--- START ---
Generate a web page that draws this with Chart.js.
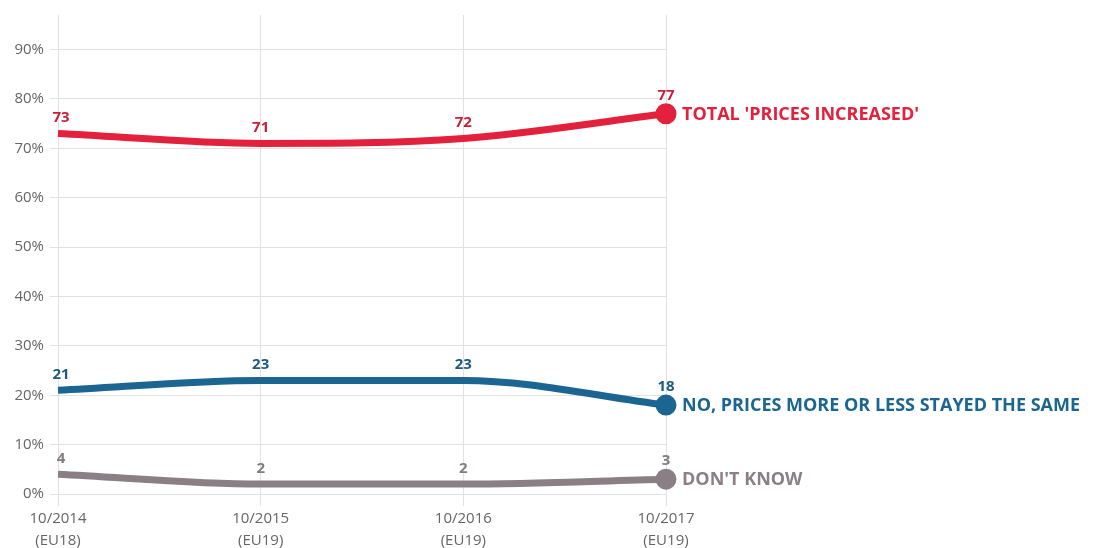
<!DOCTYPE html>
<html>
<head>
<meta charset="utf-8">
<script src="https://cdn.jsdelivr.net/npm/chart.js@4"></script>
<style>
  html, body { margin: 0; padding: 0; background: #fff; }
  #wrap { width: 1096px; height: 548px; position: relative; }
</style>
</head>
<body>
<div id="wrap"><canvas id="chart"></canvas></div>
<script>
// Survey waves (x axis)
const waves = [["10/2014", "(EU18)"], ["10/2015", "(EU19)"], ["10/2016", "(EU19)"], ["10/2017", "(EU19)"]];

// Series values in %
const pricesIncreased = [73, 71, 72, 77];
const pricesSame = [21, 23, 23, 18];
const dontKnow = [4, 2, 2, 3];

const seriesNames = ["TOTAL 'PRICES INCREASED'", "NO, PRICES MORE OR LESS STAYED THE SAME", "DON'T KNOW"];
const seriesColors = ["#e3213c", "#1a6591", "#8b7f86"];
const labelColors = ["#c8203a", "#1d5a80", "#857a80"];

const yTicks = [0, 10, 20, 30, 40, 50, 60, 70, 80, 90];

// Draws the value above every point and the series name at the right end
const labelsPlugin = {
  id: "labels",
  afterDatasetsDraw(chart) {
    const ctx = chart.ctx;
    chart.data.datasets.forEach((ds, i) => {
      const meta = chart.getDatasetMeta(i);
      ctx.save();
      ctx.fillStyle = labelColors[i];
      ctx.font = "bold 15px 'Open Sans'";
      ctx.textAlign = "center";
      ctx.textBaseline = "bottom";
      meta.data.forEach((pt, j) => {
        const last = j === meta.data.length - 1;
        ctx.fillText(ds.data[j], pt.x + (j === 0 ? 3 : 0), pt.y - (last ? 11 : 8));
      });
      const end = meta.data[meta.data.length - 1];
      ctx.font = "bold 18px 'Open Sans'";
      ctx.textAlign = "left";
      ctx.textBaseline = "middle";
      ctx.fillStyle = seriesColors[i];
      ctx.fillText(seriesNames[i], end.x + 16, end.y + 1);
      ctx.restore();
    });
  }
};

function makeDataset(data, i) {
  return {
    label: seriesNames[i],
    data: data,
    borderColor: seriesColors[i],
    backgroundColor: seriesColors[i],
    borderWidth: 7,
    cubicInterpolationMode: "monotone",
    pointRadius: data.map((v, k) => k === data.length - 1 ? 7 : 0),
    pointHoverRadius: 0,
    clip: false
  };
}

new Chart(document.getElementById("chart").getContext("2d"), {
  type: "line",
  data: {
    labels: waves,
    datasets: [makeDataset(pricesIncreased, 0), makeDataset(pricesSame, 1), makeDataset(dontKnow, 2)]
  },
  options: {
    responsive: true,
    maintainAspectRatio: false,
    animation: false,
    events: [],
    layout: { padding: { top: 4, right: 430, left: 0, bottom: 0 } },
    plugins: { legend: { display: false }, tooltip: { enabled: false } },
    scales: {
      x: {
        offset: false,
        grid: { color: "#e2e2e2", tickLength: 12, drawTicks: true },
        border: { display: false },
        ticks: { color: "#666", font: { family: "Open Sans", size: 15, lineHeight: 1.5 }, padding: 1, maxRotation: 0 },
        afterFit: (scale) => { scale.height = 54; }
      },
      y: {
        min: 0,
        max: 97,
        afterBuildTicks: (scale) => { scale.ticks = yTicks.map(v => ({ value: v })); },
        grid: { color: "#e2e2e2", tickLength: 8 },
        border: { display: false },
        ticks: { color: "#666", font: { family: "Open Sans", size: 15 }, padding: 6, callback: v => v + "%" },
        afterFit: (scale) => { scale.width = 58; }
      }
    }
  },
  plugins: [labelsPlugin]
});
</script>
</body>
</html>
--- END ---
> Required task
Repeat only what lies between the start of the data and the end of the line containing "const dontKnow = [4, 2, 2, 3];", exactly, with pictures left out.

> The result
Generate a web page that draws this with Chart.js.
<!DOCTYPE html>
<html>
<head>
<meta charset="utf-8">
<script src="https://cdn.jsdelivr.net/npm/chart.js@4"></script>
<style>
  html, body { margin: 0; padding: 0; background: #fff; }
  #wrap { width: 1096px; height: 548px; position: relative; }
</style>
</head>
<body>
<div id="wrap"><canvas id="chart"></canvas></div>
<script>
// Survey waves (x axis)
const waves = [["10/2014", "(EU18)"], ["10/2015", "(EU19)"], ["10/2016", "(EU19)"], ["10/2017", "(EU19)"]];

// Series values in %
const pricesIncreased = [73, 71, 72, 77];
const pricesSame = [21, 23, 23, 18];
const dontKnow = [4, 2, 2, 3];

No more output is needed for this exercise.